Wrong. Pure collaboration is as problematic as pure competition. Each has its purposes. But each, practiced to the exclusion of the other, leads to collapse.
Unabated competition, like a Panzer division rolling over Poland, creates a spirit of over-the-top, scorched-earth absolutism — legitimizing whatever means result in victory: treachery, deceit, corruption, murder.
Unabated collaboration is also problematic. It is the nemesis of individuality, progress, diversity, and change.
Here are some of the hallmarks of supercollaboration:
1. Sameness - Overly collaborative teams adopt rigid standards and impose them on themselves, foreclosing creative deviation.
2. Groupthink - This leads to purges of perceived outsiders, and stultification of the ideas of insiders.

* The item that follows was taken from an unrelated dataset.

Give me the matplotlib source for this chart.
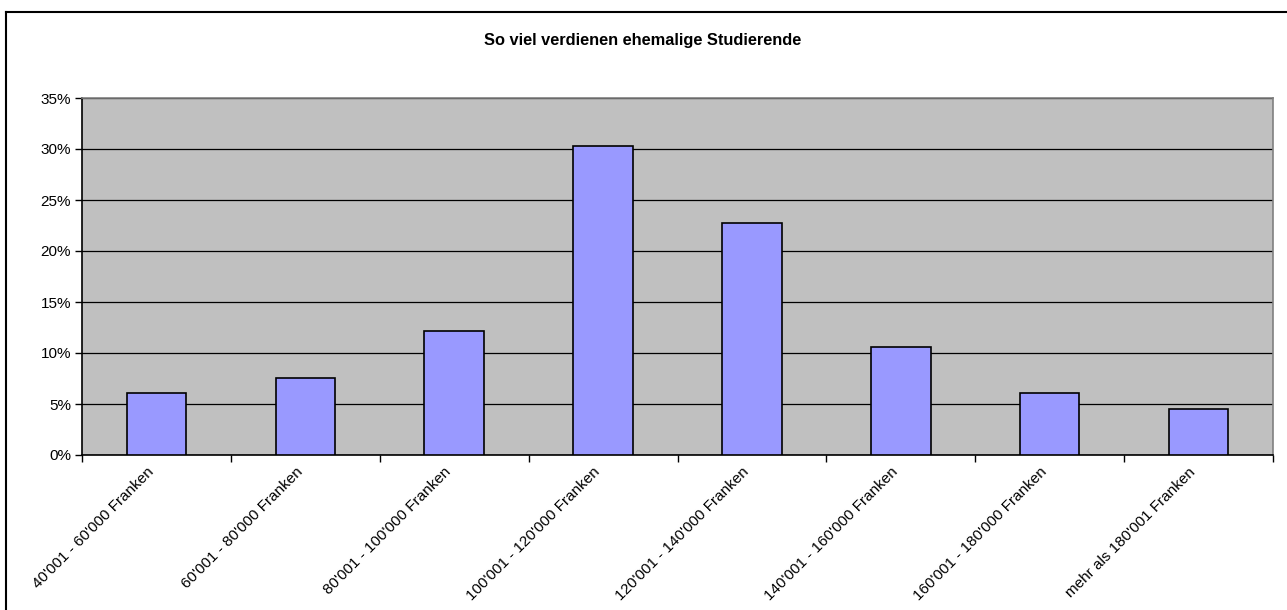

3. Blurriness - Too much democracy leads to mush. When everyone has full and equal input into a process, you can bet that process will lack focus.
4. Slowness - Consensus doesn’t “snap to” the way intimidated agreement does. It is a slow ooze, and teams lose momentum waiting for the ooze to arrive.
5. Leaderlessness - When everyone is encouraged to lead, the end result often is that no one does.
6. Defenselessness - When everyone knows everything, because sharing is so important, there is no confidentiality, and there are no firewalls. Some teams become so intimate and sensitive with one another that they can’t function among outsiders.
7. Interiority - Teams who work too long together have a way of becoming cross-eyed over time, focusing on subjects of interest exclusively to the group.
8. Mercilessness - “The many are stronger than the one”, is the motto of supercollaboration. It is also the motto of fascism.